I was taken aback; in academic circles fun is not supposed to be part of the equation. Rewarding, important, essential but certainly not fun. Fun trivializes the subject matter, stunts one’s intellectual growth and flies in the face of our puritan tradition of grim self-determination. After all, the purpose of teaching history and social studies in secondary schools is to build a responsible citizenry for the republic – quite serious business.
I also felt exposed, for Schlesinger had found me out. I didn’t become a history teacher because I thought it important; I became a history teacher because there’s nothing more fun than history. I was preventing a confrontation with my great fear in life – boredom – by casting my lot with the story of humankind. And having a hell of a time, I might add.
Of course I tried to conceal my enjoyment from those in the profession who saw teaching as a mission, since exuberance in the workplace implies a lack of seriousness, making one suspect by the morally inclined. Also I did not want to make friends and relatives, who put their noses to the grindstone in more commercial pursuits, feel bad. Schlesinger confirmed my inclinations, and since then, I have never doubted what history should be.
Unfortunately history as subject matter has joined the ranks of the other disciplines in which the focus is on factual inputs and outputs – a student learns the facts and returns the information on a quiz or test. This is not all the teachers’ fault, for there is much to cover.
In U.S. history we have to get from Columbus to the end of the cold war; in world history we have to follow human progress from prehistory through the modern era. This includes not only the great people and great events, but the new social history that examines how people lived. At the same time we teach skills; research, analysis, synthesis and how to support an argument in a spirited essay. The problem is that with all the knowledge we try to put into students’ heads, the skills we’re trying to develop are more applicable to law school – we lose the narrative, the ability to see history as story.
There is no better story than history. The cast of characters in the human race gives us plenty of sex, violence and knavery, with occasional acts of genius and nobility that propel the race forward in spite of itself. In fiction, who could come up with people as intrinsically good as Jesus, Moses, Muhammad and the Buddha? Who do we find today as noble as Socrates, Abraham Lincoln, Chief Joseph, Clara Barton or Frederick Douglass? Who has the complexities of nature that were King David or Thomas Jefferson? How can we contemplate through the imagination the horrors that befell the 14th and 20th centuries?
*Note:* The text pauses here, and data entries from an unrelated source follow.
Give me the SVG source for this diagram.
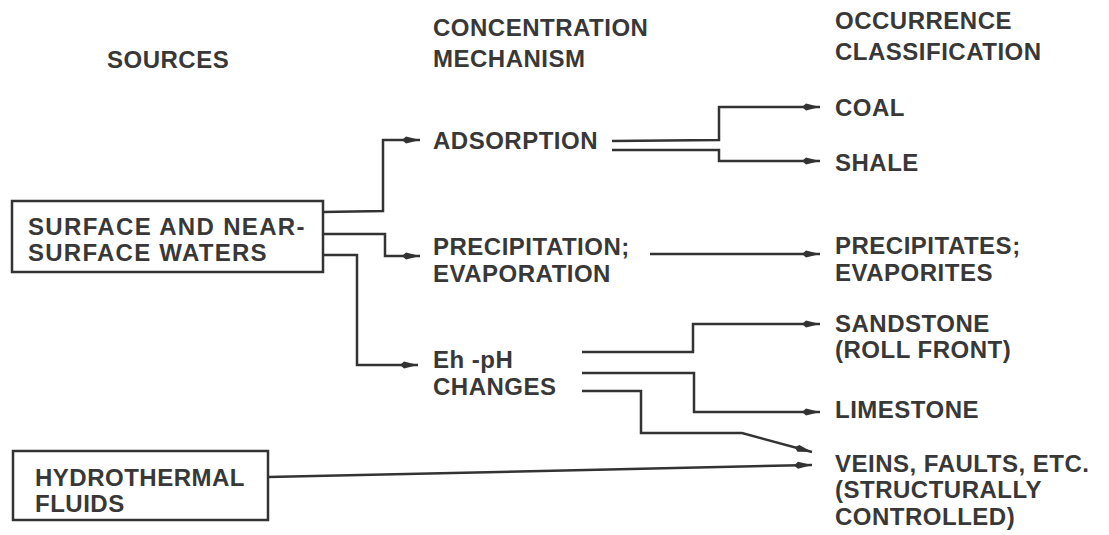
<svg xmlns="http://www.w3.org/2000/svg" width="1109" height="535" viewBox="0 0 1109 535">
<style>
text{font-family:"Liberation Sans",Arial,Helvetica,sans-serif;font-weight:bold;font-size:24px;fill:#383838;letter-spacing:0.5px}
.box{fill:#fff;stroke:#333;stroke-width:2.5}
.c{fill:none;stroke:#333;stroke-width:2.5;stroke-linejoin:miter}
</style>
<defs>
<marker id="ah" markerUnits="userSpaceOnUse" markerWidth="20" markerHeight="10" refX="18" refY="5" orient="auto">
<path d="M0,5 L4,1.5 L18,5 L4,8.5 Z" fill="#333"/>
</marker>
</defs>
<rect width="1109" height="535" fill="#fff"/>
<g id="headers">
<text x="107" y="68">SOURCES</text>
<text x="433" y="36">CONCENTRATION</text>
<text x="433" y="67">MECHANISM</text>
<text x="835" y="29">OCCURRENCE</text>
<text x="835" y="60">CLASSIFICATION</text>
</g>
<g id="connectors">
<polyline class="c" points="323,212 383,211 383,140 420,140" marker-end="url(#ah)"/>
<polyline class="c" points="323,234 385,234 385,256 420,256" marker-end="url(#ah)"/>
<polyline class="c" points="323,255 357,255 357,365 418,365" marker-end="url(#ah)"/>
<polyline class="c" points="612,141 719,140 719,107 820,107" marker-end="url(#ah)"/>
<polyline class="c" points="612,150 719,150 719,161 820,161" marker-end="url(#ah)"/>
<polyline class="c" points="650,254 820,254" marker-end="url(#ah)"/>
<polyline class="c" points="582,352 693,352 693,324 820,324" marker-end="url(#ah)"/>
<polyline class="c" points="582,373 694,373 694,412 820,412" marker-end="url(#ah)"/>
<polyline class="c" points="582,391 641,391 641,433 742,433 812,452" marker-end="url(#ah)"/>
<polyline class="c" points="268,477 812,465" marker-end="url(#ah)"/>
</g>
<g id="surface-waters">
<rect class="box" x="12" y="201" width="311" height="71"/>
<text x="28" y="235" textLength="277" lengthAdjust="spacing">SURFACE AND NEAR-</text>
<text x="28" y="261" textLength="239" lengthAdjust="spacing">SURFACE WATERS</text>
</g>
<g id="hydrothermal">
<rect class="box" x="13" y="451" width="255" height="69"/>
<text x="35" y="486">HYDROTHERMAL</text>
<text x="35" y="512">FLUIDS</text>
</g>
<g id="adsorption"><text x="433" y="149">ADSORPTION</text></g>
<g id="precipitation">
<text x="433" y="255">PRECIPITATION;</text>
<text x="433" y="282">EVAPORATION</text>
</g>
<g id="ehph">
<text x="433" y="368">Eh -pH</text>
<text x="433" y="395">CHANGES</text>
</g>
<g id="coal"><text x="835" y="116">COAL</text></g>
<g id="shale"><text x="835" y="171">SHALE</text></g>
<g id="precipitates">
<text x="835" y="254">PRECIPITATES;</text>
<text x="835" y="281">EVAPORITES</text>
</g>
<g id="sandstone">
<text x="835" y="332">SANDSTONE</text>
<text x="835" y="358">(ROLL FRONT)</text>
</g>
<g id="limestone"><text x="835" y="418">LIMESTONE</text></g>
<g id="veins">
<text x="835" y="472">VEINS, FAULTS, ETC.</text>
<text x="835" y="498">(STRUCTURALLY</text>
<text x="835" y="525">CONTROLLED)</text>
</g>
</svg>
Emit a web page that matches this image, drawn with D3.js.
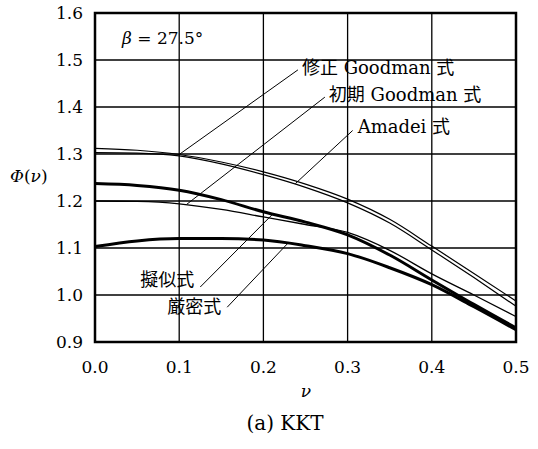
<!DOCTYPE html>
<meta charset="utf-8">
<style>
body { margin: 0; background: #fff; }
text { font-family: "DejaVu Serif", "Noto Sans CJK JP", serif; fill: #000; }
.curve { fill: none; stroke: #000; }
.grid line { stroke: #000; stroke-width: 1.3px; }
</style>
<body>
<script src="https://d3js.org/d3.v7.min.js"></script>
<script>

// data
var nu = [0.0, 0.05, 0.1, 0.15, 0.2, 0.25, 0.3, 0.35, 0.4, 0.45, 0.5];
var modGoodman  = [1.312, 1.308, 1.299, 1.283, 1.262, 1.236, 1.204, 1.161, 1.104, 1.046, 0.987];
var amadei      = [1.303, 1.302, 1.296, 1.279, 1.256, 1.229, 1.196, 1.153, 1.096, 1.037, 0.976];
var initGoodman = [1.200, 1.199, 1.194, 1.182, 1.166, 1.150, 1.133, 1.095, 1.045, 1.000, 0.954];
var pseudo      = [1.237, 1.233, 1.223, 1.203, 1.177, 1.155, 1.128, 1.085, 1.032, 0.980, 0.930];
var exact       = [1.103, 1.115, 1.120, 1.120, 1.117, 1.105, 1.088, 1.058, 1.022, 0.975, 0.926];

var xTicks = [0.0, 0.1, 0.2, 0.3, 0.4, 0.5];
var yTicks = [0.9, 1.0, 1.1, 1.2, 1.3, 1.4, 1.5, 1.6];

// labels: [text, point on curve (nu, phi), leader end (nu, phi)]
var labels = [
  ["修正 Goodman 式", [0.100, 1.299], [0.241, 1.479]],
  ["初期 Goodman 式", [0.109, 1.193], [0.273, 1.421]],
  ["Amadei 式",       [0.238, 1.237], [0.306, 1.350]],
  ["擬似式",          [0.211, 1.172], [0.125, 1.017]],
  ["厳密式",          [0.229, 1.110], [0.157, 0.974]]
];

// label placement relative to the leader end: [anchor, dx, dy]
var labelPlace = [["start", 4, -1], ["start", 4, -1], ["start", 5, -3], ["end", -6, -6], ["end", -6, 1]];

var W = 538, H = 449;
var mLeft = 95, mRight = 516, mTop = 13, mBottom = 342;

var svg = d3.select("body").append("svg")
    .attr("width", W)
    .attr("height", H);

var x = d3.scaleLinear().domain([0, 0.5]).range([mLeft, mRight]);
var y = d3.scaleLinear().domain([0.9, 1.6]).range([mBottom, mTop]);

// grid
var grid = svg.append("g").attr("class", "grid");
grid.selectAll(".gx").data(xTicks.slice(1, -1)).enter().append("line")
    .attr("x1", function(d) { return x(d); })
    .attr("x2", function(d) { return x(d); })
    .attr("y1", mTop).attr("y2", mBottom);
grid.selectAll(".gy").data(yTicks.slice(1, -1)).enter().append("line")
    .attr("y1", function(d) { return y(d); })
    .attr("y2", function(d) { return y(d); })
    .attr("x1", mLeft).attr("x2", mRight);

// tick labels
svg.selectAll(".xl").data(xTicks).enter().append("text")
    .attr("x", function(d) { return x(d); })
    .attr("y", 373)
    .attr("text-anchor", "middle")
    .style("font-size", "17px")
    .text(function(d) { return d.toFixed(1); });

svg.selectAll(".yl").data(yTicks).enter().append("text")
    .attr("x", mLeft - 12)
    .attr("y", function(d) { return y(d) + 6; })
    .attr("text-anchor", "end")
    .style("font-size", "17px")
    .text(function(d) { return d.toFixed(1); });

// curves
var line = d3.line()
    .x(function(d, i) { return x(nu[i]); })
    .y(function(d) { return y(d); })
    .curve(d3.curveMonotoneX);

var plot = svg.append("g");
[[modGoodman, 1.2], [amadei, 1.2], [initGoodman, 1.3], [pseudo, 3], [exact, 3]].forEach(function(c) {
  plot.append("path")
      .datum(c[0])
      .attr("class", "curve")
      .attr("stroke-width", c[1])
      .attr("d", line);
});

// leaders and labels
labels.forEach(function(l, i) {
  var p = labelPlace[i];
  svg.append("line")
      .attr("x1", x(l[1][0])).attr("y1", y(l[1][1]))
      .attr("x2", x(l[2][0])).attr("y2", y(l[2][1]))
      .attr("stroke", "#000").attr("stroke-width", 1);
  svg.append("text")
      .attr("x", x(l[2][0]) + p[1])
      .attr("y", y(l[2][1]) + p[2])
      .attr("text-anchor", p[0])
      .attr("dominant-baseline", "middle")
      .style("font-size", "18px")
      .text(l[0]);
});

// frame
svg.append("rect")
    .attr("x", mLeft).attr("y", mTop)
    .attr("width", mRight - mLeft).attr("height", mBottom - mTop)
    .attr("fill", "none").attr("stroke", "#000").attr("stroke-width", 2.5);

svg.append("text")
    .attr("x", 122).attr("y", 44)
    .style("font-size", "17px")
    .html('<tspan font-style="italic">β</tspan> = 27.5°');

svg.append("text")
    .attr("x", 10).attr("y", 182)
    .style("font-size", "17px")
    .html('<tspan font-style="italic">Φ</tspan>(<tspan font-style="italic">ν</tspan>)');

svg.append("text")
    .attr("x", 306).attr("y", 397)
    .attr("text-anchor", "middle")
    .style("font-size", "17px")
    .style("font-style", "italic")
    .text("ν");

svg.append("text")
    .attr("x", 285).attr("y", 430)
    .attr("text-anchor", "middle")
    .style("font-size", "20px")
    .text("(a) KKT");

</script>
</body>
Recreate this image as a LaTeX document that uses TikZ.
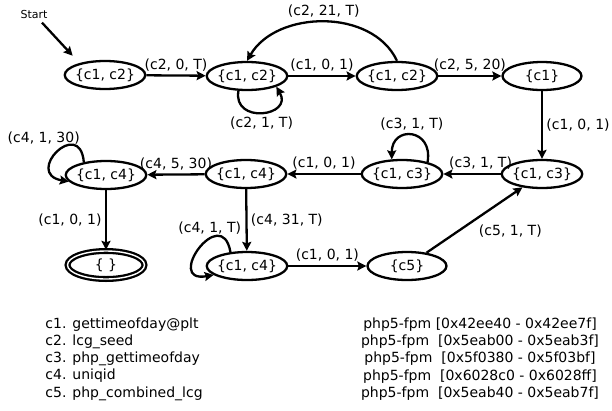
\documentclass[tikz,border=0pt]{standalone}
\usepackage{fontspec}
\setmainfont{DejaVu Sans}
\usetikzlibrary{shapes.geometric,arrows.meta}

\begin{document}
\begin{tikzpicture}[x=1pt,y=1pt,->,>={Stealth[length=9pt,width=9pt,inset=1.5pt]},line width=2.3pt,font=\fontsize{14}{17.2}\selectfont]
		\tikzstyle{state}=[ellipse,draw,minimum width=79pt,minimum height=28pt,inner sep=-1.5pt]
		\tikzstyle{accept}=[state,double,double distance=1.4pt,minimum width=77pt,minimum height=28pt]
		\useasboundingbox (0,0) rectangle (612,-410);
		
		\node (start) at (34,-14) {\fontsize{11}{14}\selectfont Start};
		\node[state] (s0) at (105,-75) {\{c1, c2\}};
		\node[state] (a) at (247,-76) {\{c1, c2\}};
		\node[state] (b) at (397,-76) {\{c1, c2\}};
		\node[state] (c) at (542,-76) {\{c1\}};
		\node[state] (d) at (542,-174) {\{c1, c3\}};
		\node[state] (e) at (402,-174) {\{c1, c3\}};
		\node[state] (f) at (246,-174) {\{c1, c4\}};
		\node[state] (g) at (106,-175) {\{c1, c4\}};
		\node[accept] (h) at (106,-265) {\{\ \}};
		\node[state] (i) at (247,-266) {\{c1, c4\}};
		\node[state] (j) at (407,-266) {\{c5\}};
		
		\draw[shorten >=10pt] (start) -- (s0.155);
		\draw (s0) edge node[above] {(c2, 0, T)} (a);
		\draw (a.240) to[out=260, in=300, looseness=2.3] node[below] {(c2, 1, T)} (a.340);
		\draw (a) edge node[above] {(c1, 0, 1)} (b);
		\draw (b.north) to[out=115, in=60, looseness=1] node[above] {(c2, 21, T)} (a.north);
		\draw (b) edge node[above] {(c2, 5, 20)} (c);
		\draw (c) edge node[right] {(c1, 0, 1)} (d);
		\draw (d) edge node[above, pos=.35] {(c3, 1, T)} (e);
		\draw (e.25) to[out=80, in=90, looseness=2.45] node[above] {(c3, 1, T)} (e.125);
		\draw (e) edge node[above] {(c1, 0, 1)} (f);
		\draw (f) edge node[above] {(c4, 5, 30)} (g);
		\draw (g.150) to[out=95, in=170, looseness=4.8] node[pos=.35, above left, inner sep=0pt, xshift=14pt] {(c4, 1, 30)} (g.190);
		\draw (g) edge node[left] {(c1, 0, 1)} (h);
		\draw (f) edge node[right] {(c4, 31, T)} (i);
		\draw (i.140) to[out=100, in=190, looseness=4.6] node[pos=.35, above] {(c4, 1, T)} (i.195);
		\draw (i) edge node[above] {(c1, 0, 1)} (j);
		\draw (j) edge node[below right] {(c5, 1, T)} (d);
		
		\node[align=left, anchor=west] (keys) at (41,-359) {c1. gettimeofday@plt\\c2. lcg\_seed\\c3. php\_gettimeofday\\c4. uniqid\\c5. php\_combined\_lcg};
		\node[align=center] (ranges) at (480,-359) {php5-fpm [0x42ee40 - 0x42ee7f]\\php5-fpm\ \ [0x5eab00 - 0x5eab3f]\\php5-fpm\ \ [0x5f0380 - 0x5f03bf]\\php5-fpm\ \ [0x6028c0 - 0x6028ff]\\php5-fpm\ \ [0x5eab40 - 0x5eab7f]};
\end{tikzpicture}
\end{document}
Yet we continue to bore students with meaningless multiple-choice quizzes (it’s 50 percent of the advanced-placement exam, teachers tell you earnestly) and essays that emphasize cause-effect relationships such as ““Examine the effects of the Enclosure Acts on the English Industrial Revolution,’’ or compare-and-contrast questions as ““Compare and contrast the emergence of the welfare state in 19th-century Britain and France.’’ Who cares? Where is the story and how much fun is this?
No doubt history has to include rational analysis to strengthen one’s ability to make logical conclusions, create intellectual order out of the material and to develop a healthy skepticism. However, history is also the intuitive, the visceral, the imaginative. Otherwise it becomes just another subject geared toward inputs and outputs. No wonder we lose students.
I want a story. I want to know how Themistocles outsmarted the Persian navy at Salamis. I want to know about Henry V and his longbowmen at Agincourt. Tell me about the terror one felt in looking over the one-mile field before Pickett’s Charge, or being thrown out of a landing craft on a Normandy beach. Don’t make it easy on me – make me feel the guilt and shame of owning slaves in the plantation South or exploiting immigrant workers in late 19th-century America. Inspire me with stories about courage and sacrifice so that when I hit my own Thermopylae somehow I can stand fast.
And don’t lie to me. The slave South was not ““Gone With the Wind’’ and the frontier was not ““Dances With Wolves.’’ Tell me the story with integrity like Solomon Northup’s ““Twelve Years a Slave,’’ Simon Schama’s chronicle of the French Revolution, ““Citizens,’’ as with Michael Shaara’s depiction of Gettysburg in ““The Killer Angels’’ or with Joanna Stratton’s ““Pioneer Women,’’ on the hardships faced by families on the Kansas frontier. Ken Burns, with his Civil War epic, and Steven Spielberg’s version of ““Schindler’s List’’ both capture a riveting story with honesty and clarity. And don’t trivialize the human condition. Very few people are as evil as Hitler or Stalin or as good as Mother Teresa. The rest of us, as with historical figures, are somewhere in between – we need to acknowledge our inherent ambiguity.
We can all share in the glory and disasters that are our own. Refusing to share in either risks the loss of our own humanity, for the lens to our individual soul becomes unfocused. Kenneth Clark said that we need to learn from history because it is ourselves. But without a leap of the imagination and a willingness to be part of the collective human race, there is little that history can do for us. I want to experience that true story and to make the ultimate connection with someone in another place and time. If I’m not careful, I might in the process learn a little more about who I am. And God forbid, I might have more fun than academia should allow. But don’t tell anyone.